▶ [Task details] Carry none of the pictures over; set down the material below exactly.

------------

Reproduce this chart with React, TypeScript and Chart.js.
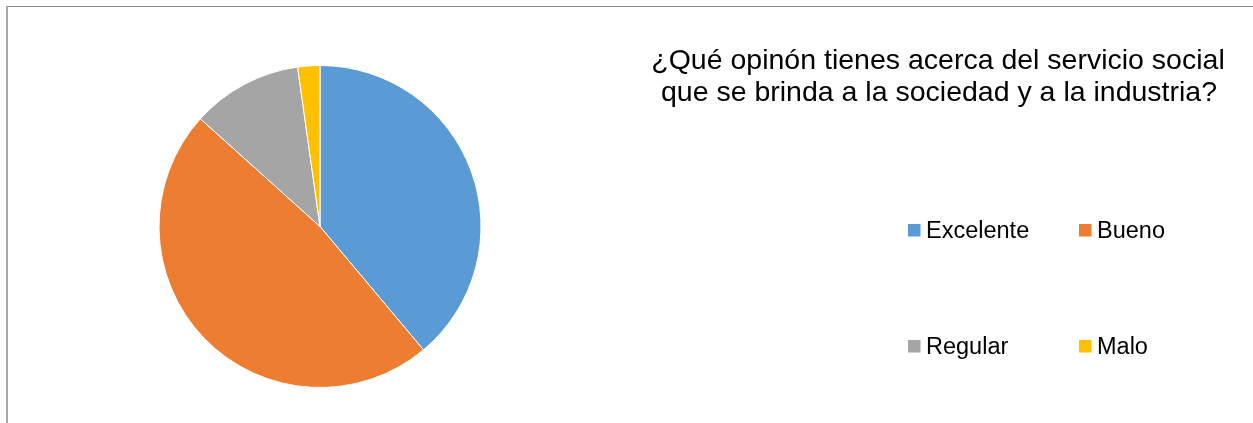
import React, { useEffect, useRef } from "react";
import { Chart, registerables } from "chart.js";

Chart.register(...registerables);

const categories = ["Excelente", "Bueno", "Regular", "Malo"];
const values = [35, 43, 10, 2];
const colors = ["#5B9BD5", "#ED7D31", "#A5A5A5", "#FFC000"];
const titleLines = [
  "¿Qué opinón tienes acerca del servicio social",
  "que se brinda a la sociedad y a la industria?",
];

const W = 1253;
const H = 423;

const framePlugin = {
  id: "frame",
  beforeDraw(chart: any) {
    const ctx = chart.ctx;
    ctx.save();
    ctx.fillStyle = "#ffffff";
    ctx.fillRect(0, 0, W, H);
    ctx.fillStyle = "#898989";
    ctx.fillRect(6, 6, W - 6, 1);
    ctx.fillStyle = "#a8a8a8";
    ctx.fillRect(6, 6, 2, H - 6);
    ctx.restore();
  },
};

const textPlugin = {
  id: "texts",
  afterDraw(chart: any) {
    const ctx = chart.ctx;
    ctx.save();
    // Title
    ctx.fillStyle = "#000000";
    ctx.font = '28.5px "Liberation Sans", Arial, sans-serif';
    ctx.textAlign = "center";
    ctx.textBaseline = "alphabetic";
    ctx.fillText(titleLines[0], 938, 69);
    ctx.fillText(titleLines[1], 939, 101);

    // Legend (2 x 2 grid)
    const labels = chart.data.labels as string[];
    const bg = chart.data.datasets[0].backgroundColor as string[];
    const colX = [908, 1079];
    const rowY = [224, 340];
    ctx.font = '23.5px "Liberation Sans", Arial, sans-serif';
    ctx.textAlign = "left";
    labels.forEach((lab, i) => {
      const cx = colX[i % 2];
      const ry = rowY[Math.floor(i / 2)];
      ctx.fillStyle = bg[i];
      ctx.fillRect(cx, ry, 12.5, 12.5);
      ctx.fillStyle = "#000000";
      ctx.fillText(lab, cx + 18, ry + 13.5);
    });
    ctx.restore();
  },
};

export default function App() {
  const ref = useRef<HTMLCanvasElement | null>(null);

  useEffect(() => {
    if (!ref.current) return;
    const chart = new Chart(ref.current, {
      type: "pie",
      data: {
        labels: categories,
        datasets: [
          {
            data: values,
            backgroundColor: colors,
            borderColor: "#ffffff",
            borderWidth: 1,
          },
        ],
      },
      options: {
        responsive: false,
        animation: false,
        devicePixelRatio: 1,
        layout: {
          padding: { left: 158, top: 65, right: W - 482, bottom: H - 388 },
        },
        plugins: {
          legend: { display: false },
          tooltip: { enabled: false },
          title: { display: false },
        },
      },
      plugins: [framePlugin, textPlugin],
    });
    return () => chart.destroy();
  }, []);

  return (
    <div
      style={{
        position: "fixed",
        left: 0,
        top: 0,
        width: W,
        height: H,
        background: "#ffffff",
      }}
    >
      <canvas ref={ref} width={W} height={H} style={{ width: W, height: H, display: "block" }} />
    </div>
  );
}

------------

▶ [Task output]
Reproduce this chart with React, TypeScript and Chart.js.
import React, { useEffect, useRef } from "react";
import { Chart, registerables } from "chart.js";

Chart.register(...registerables);

const categories = ["Excelente", "Bueno", "Regular", "Malo"];
const values = [35, 43, 10, 2];
const colors = ["#5B9BD5", "#ED7D31", "#A5A5A5", "#FFC000"];
const titleLines = [
  "¿Qué opinón tienes acerca del servicio social",
  "que se brinda a la sociedad y a la industria?",
];

const W = 1253;
const H = 423;

const framePlugin = {
  id: "frame",
  beforeDraw(chart: any) {
    const ctx = chart.ctx;
    ctx.save();
    ctx.fillStyle = "#ffffff";
    ctx.fillRect(0, 0, W, H);
    ctx.fillStyle = "#898989";
    ctx.fillRect(6, 6, W - 6, 1);
    ctx.fillStyle = "#a8a8a8";
    ctx.fillRect(6, 6, 2, H - 6);
    ctx.restore();
  },
};

const textPlugin = {
  id: "texts",
  afterDraw(chart: any) {
    const ctx = chart.ctx;
    ctx.save();
    // Title
    ctx.fillStyle = "#000000";
    ctx.font = '28.5px "Liberation Sans", Arial, sans-serif';
    ctx.textAlign = "center";
    ctx.textBaseline = "alphabetic";
    ctx.fillText(titleLines[0], 938, 69);
    ctx.fillText(titleLines[1], 939, 101);

    // Legend (2 x 2 grid)
    const labels = chart.data.labels as string[];
    const bg = chart.data.datasets[0].backgroundColor as string[];
    const colX = [908, 1079];
    const rowY = [224, 340];
    ctx.font = '23.5px "Liberation Sans", Arial, sans-serif';
    ctx.textAlign = "left";
    labels.forEach((lab, i) => {
      const cx = colX[i % 2];
      const ry = rowY[Math.floor(i / 2)];
      ctx.fillStyle = bg[i];
      ctx.fillRect(cx, ry, 12.5, 12.5);
      ctx.fillStyle = "#000000";
      ctx.fillText(lab, cx + 18, ry + 13.5);
    });
    ctx.restore();
  },
};

export default function App() {
  const ref = useRef<HTMLCanvasElement | null>(null);

  useEffect(() => {
    if (!ref.current) return;
    const chart = new Chart(ref.current, {
      type: "pie",
      data: {
        labels: categories,
        datasets: [
          {
            data: values,
            backgroundColor: colors,
            borderColor: "#ffffff",
            borderWidth: 1,
          },
        ],
      },
      options: {
        responsive: false,
        animation: false,
        devicePixelRatio: 1,
        layout: {
          padding: { left: 158, top: 65, right: W - 482, bottom: H - 388 },
        },
        plugins: {
          legend: { display: false },
          tooltip: { enabled: false },
          title: { display: false },
        },
      },
      plugins: [framePlugin, textPlugin],
    });
    return () => chart.destroy();
  }, []);

  return (
    <div
      style={{
        position: "fixed",
        left: 0,
        top: 0,
        width: W,
        height: H,
        background: "#ffffff",
      }}
    >
      <canvas ref={ref} width={W} height={H} style={{ width: W, height: H, display: "block" }} />
    </div>
  );
}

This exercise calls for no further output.